ESMA is currently drafting technical standards, following DORA’s entry into force on 16 January 2023, with application scheduled for 17th January 2025.
What else is coming down the pipeline?
The EC is pursuing an EU Electronic Identification, Authentication and Trust Services (eIDAS) Regulation that sets the foundations for a cross-border electronic identification and authentication system. Yet another initiative to provide reassurances to EU citizens when using cheaper, faster and more reliable investment, payment and transfer opportunities across the 27 EU.
The EC believe that some 60% of EU citizens already benefit from the current system, however, usage remains low and the application across the private sector is limited.
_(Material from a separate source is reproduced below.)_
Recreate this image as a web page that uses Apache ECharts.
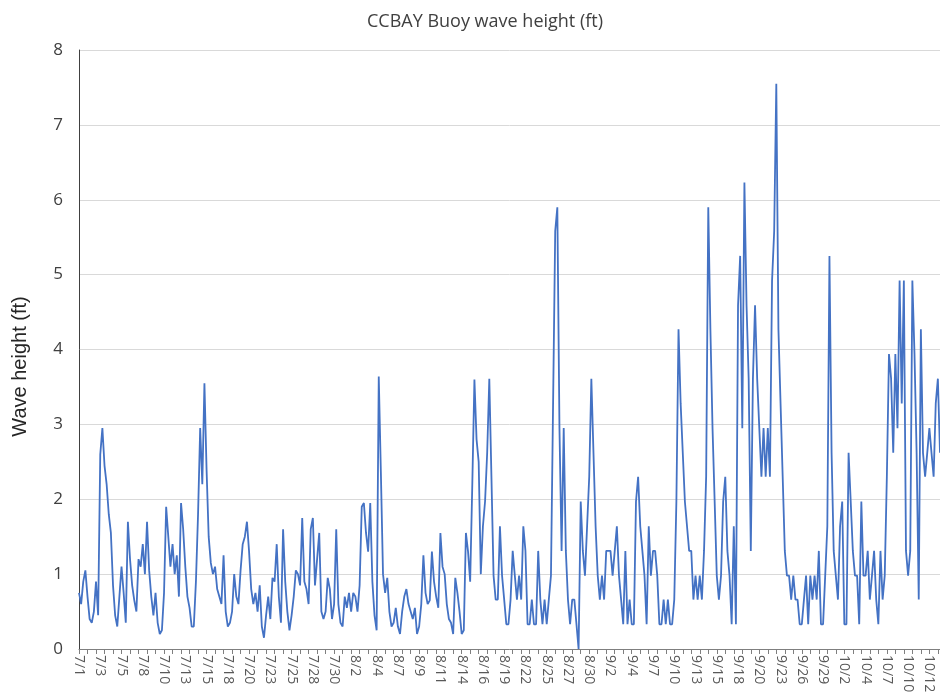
<!DOCTYPE html>
<html>
<head>
<meta charset="utf-8">
<script src="https://cdn.jsdelivr.net/npm/echarts@6/dist/echarts.min.js"></script>
<style>
html,body{margin:0;padding:0;background:#fff;}
#chart{width:940px;height:692px;}
</style>
</head>
<body>
<div id="chart"></div>
<script>
// Date tick labels (one per label interval on the category axis)
const tickLabels = ['7/1','7/3','7/5','7/8','7/10','7/13','7/15','7/18','7/20','7/23','7/25','7/28','7/30',
  '8/2','8/4','8/7','8/9','8/11','8/14','8/16','8/19','8/22','8/25','8/27','8/30',
  '9/2','9/4','9/7','9/10','9/13','9/15','9/18','9/20','9/23','9/26','9/29',
  '10/2','10/4','10/7','10/10','10/12'];

// Wave height (ft), 10 readings per label interval
const waveJul = [
  0.75, 0.6, 0.9, 1.05, 0.7, 0.4, 0.35, 0.5, 0.9, 0.45,        // 7/1
  2.6, 2.95, 2.45, 2.2, 1.8, 1.55, 0.85, 0.45, 0.3, 0.7,       // 7/3
  1.1, 0.75, 0.35, 1.7, 1.2, 0.85, 0.65, 0.5, 1.2, 1.1,        // 7/5
  1.4, 1.0, 1.7, 1.05, 0.7, 0.45, 0.75, 0.35, 0.2, 0.25,       // 7/8
  0.75, 1.9, 1.5, 1.1, 1.4, 1.0, 1.25, 0.7, 1.95, 1.6,         // 7/10
  1.1, 0.7, 0.55, 0.3, 0.3, 0.9, 1.8, 2.95, 2.2, 3.55,         // 7/13
  2.4, 1.5, 1.15, 1.0, 1.1, 0.8, 0.7, 0.6, 1.25, 0.5,          // 7/15
  0.3, 0.35, 0.5, 1.0, 0.7, 0.6, 1.05, 1.4, 1.5, 1.7,          // 7/18
  1.3, 0.8, 0.6, 0.75, 0.5, 0.85, 0.3, 0.15, 0.45, 0.7,        // 7/20
  0.4, 0.95, 0.9, 1.4, 0.7, 0.35, 1.6, 0.9, 0.5, 0.25,         // 7/23
  0.45, 0.7, 1.05, 1.0, 0.85, 1.75, 0.9, 0.8, 0.6, 1.6,        // 7/25
  1.75, 0.85, 1.2, 1.55, 0.5, 0.4, 0.5, 0.95, 0.8, 0.4,        // 7/28
  0.6, 1.6, 0.6, 0.35, 0.3, 0.7, 0.55, 0.75, 0.5, 0.75         // 7/30
];
const waveAug = [
  0.7, 0.5, 0.85, 1.9, 1.95, 1.55, 1.3, 1.95, 0.9, 0.45,       // 8/2
  0.25, 3.64, 2.35, 1.0, 0.75, 0.95, 0.5, 0.3, 0.35, 0.55,     // 8/4
  0.3, 0.2, 0.5, 0.7, 0.8, 0.6, 0.5, 0.4, 0.55, 0.2,           // 8/7
  0.3, 0.6, 1.25, 0.75, 0.6, 0.65, 1.3, 0.9, 0.7, 0.55,        // 8/9
  1.55, 1.1, 1.0, 0.6, 0.4, 0.35, 0.2, 0.95, 0.75, 0.5,        // 8/11
  0.2, 0.25, 1.55, 1.3, 0.9, 2.2, 3.6, 2.8, 2.5, 1.0,          // 8/14
  1.64, 1.97, 2.62, 3.61, 2.3, 0.98, 0.66, 0.66, 1.64, 0.98,   // 8/16
  0.66, 0.33, 0.33, 0.66, 1.31, 0.98, 0.66, 0.98, 0.66, 1.64,  // 8/19
  1.31, 0.33, 0.33, 0.66, 0.33, 0.33, 1.31, 0.66, 0.33, 0.66,  // 8/22
  0.33, 0.66, 0.98, 3.28, 5.58, 5.9, 2.95, 1.31, 2.95, 1.31,   // 8/25
  0.66, 0.33, 0.66, 0.66, 0.33, 0.0, 1.97, 1.31, 0.98, 1.64,   // 8/27
  2.3, 3.61, 2.62, 1.64, 0.98, 0.66, 0.98, 0.66, 1.31, 1.31    // 8/30
];
const waveSep = [
  1.31, 0.98, 1.31, 1.64, 0.98, 0.66, 0.33, 1.31, 0.33, 0.66,  // 9/2
  0.33, 0.33, 1.97, 2.3, 1.64, 1.31, 0.98, 0.33, 1.64, 0.98,   // 9/4
  1.31, 1.31, 0.98, 0.33, 0.33, 0.66, 0.33, 0.66, 0.33, 0.33,  // 9/7
  0.66, 1.97, 4.27, 3.28, 2.62, 1.97, 1.64, 1.31, 1.31, 0.66,  // 9/10
  0.98, 0.66, 0.98, 0.66, 1.31, 2.3, 5.9, 4.27, 2.95, 1.97,    // 9/13
  0.98, 0.66, 0.98, 1.97, 2.3, 1.31, 0.98, 0.33, 1.64, 0.33,   // 9/15
  4.59, 5.25, 2.95, 6.23, 4.59, 3.61, 1.31, 3.61, 4.59, 3.61,  // 9/18
  2.95, 2.3, 2.95, 2.3, 2.95, 2.3, 4.92, 5.58, 7.55, 4.27,     // 9/20
  3.28, 2.3, 1.31, 0.98, 0.98, 0.66, 0.98, 0.66, 0.66, 0.33,   // 9/23
  0.33, 0.66, 0.98, 0.33, 0.98, 0.66, 0.98, 0.66, 1.31, 0.33,  // 9/26
  0.33, 0.98, 1.64, 5.25, 2.62, 1.31, 0.98, 0.66, 1.64, 1.97   // 9/29
];
const waveOct = [
  0.33, 0.33, 2.62, 1.97, 1.31, 0.98, 0.98, 0.33, 1.97, 0.98,  // 10/2
  0.98, 1.31, 0.66, 0.98, 1.31, 0.66, 0.33, 1.31, 0.66, 0.98,  // 10/4
  2.3, 3.94, 3.61, 2.62, 3.94, 2.95, 4.92, 3.28, 4.92, 1.31,   // 10/7
  0.98, 1.31, 4.92, 3.94, 2.62, 0.66, 4.27, 2.62, 2.3, 2.62,   // 10/10
  2.95, 2.62, 2.3, 3.28, 3.61, 2.62                            // 10/12
];

const perLabel = 10;
const values = waveJul.concat(waveAug, waveSep, waveOct);
const categories = values.map((v, i) => {
  const li = Math.floor(i / perLabel), k = i % perLabel;
  return k === 0 ? tickLabels[li] : tickLabels[li] + ' #' + k;
});

const chart = echarts.init(document.getElementById('chart'), null, {renderer: 'canvas'});
chart.setOption({
  animation: false,
  backgroundColor: '#ffffff',
  title: {
    text: 'CCBAY Buoy wave height (ft)',
    left: 362, top: 8,
    textStyle: {fontFamily: 'Open Sans', fontSize: 18, fontWeight: 'normal', color: '#404040'}
  },
  grid: {left: 79, right: 0, top: 50, bottom: 43, containLabel: false, outerBoundsMode: 'none'},
  xAxis: {
    type: 'category',
    data: categories,
    boundaryGap: false,
    axisLine: {show: true, lineStyle: {color: '#7f7f7f', width: 1}},
    axisTick: {show: true, interval: 3, length: 5, lineStyle: {color: '#7f7f7f'}},
    axisLabel: {
      interval: perLabel - 1, rotate: -90, margin: 6,
      fontFamily: 'Open Sans', fontSize: 14, color: '#595959',
      formatter: v => v.split(' ')[0]
    },
    splitLine: {show: false}
  },
  yAxis: {
    type: 'value', min: 0, max: 8, interval: 1,
    name: 'Wave height (ft)', nameLocation: 'middle', nameGap: 49,
    nameTextStyle: {fontFamily: 'Liberation Sans', fontSize: 20, color: '#262626', padding: [0, 34, 0, 0]},
    axisLine: {show: true, lineStyle: {color: '#404040', width: 1}},
    axisTick: {show: false},
    axisLabel: {fontFamily: 'Open Sans', fontSize: 17, color: '#404040', margin: 16},
    splitLine: {lineStyle: {color: '#d9d9d9', width: 1}}
  },
  series: [{
    type: 'line',
    data: values,
    showSymbol: false,
    lineStyle: {color: '#4472C4', width: 1.8},
    itemStyle: {color: '#4472C4'}
  }]
});
</script>
</body>
</html>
The EC has set out to create an EU-wide interoperable digital identity solution which enable customers to access financial services quickly and easily (on-boarding), and thus to reduce divergences – and costs – between countries.
A new proposal for a Regulation on digital identity issued by the European Commission builds upon eIDAS and extends the scope to the private sector as well. It should enable customer data to be reused subject to informed customer consent, based on full transparency regarding the consequences and implications of such reuse.
Ultimately, Member States will be in a position to offer citizens and businesses digital wallets that will allow them to use the benefits of their national digital identities. Access to services online directly by EU citizen, and EU enterprises, without their sharing personal data, whist retaining full control of the data they share, remains the raison d’ être of the regime.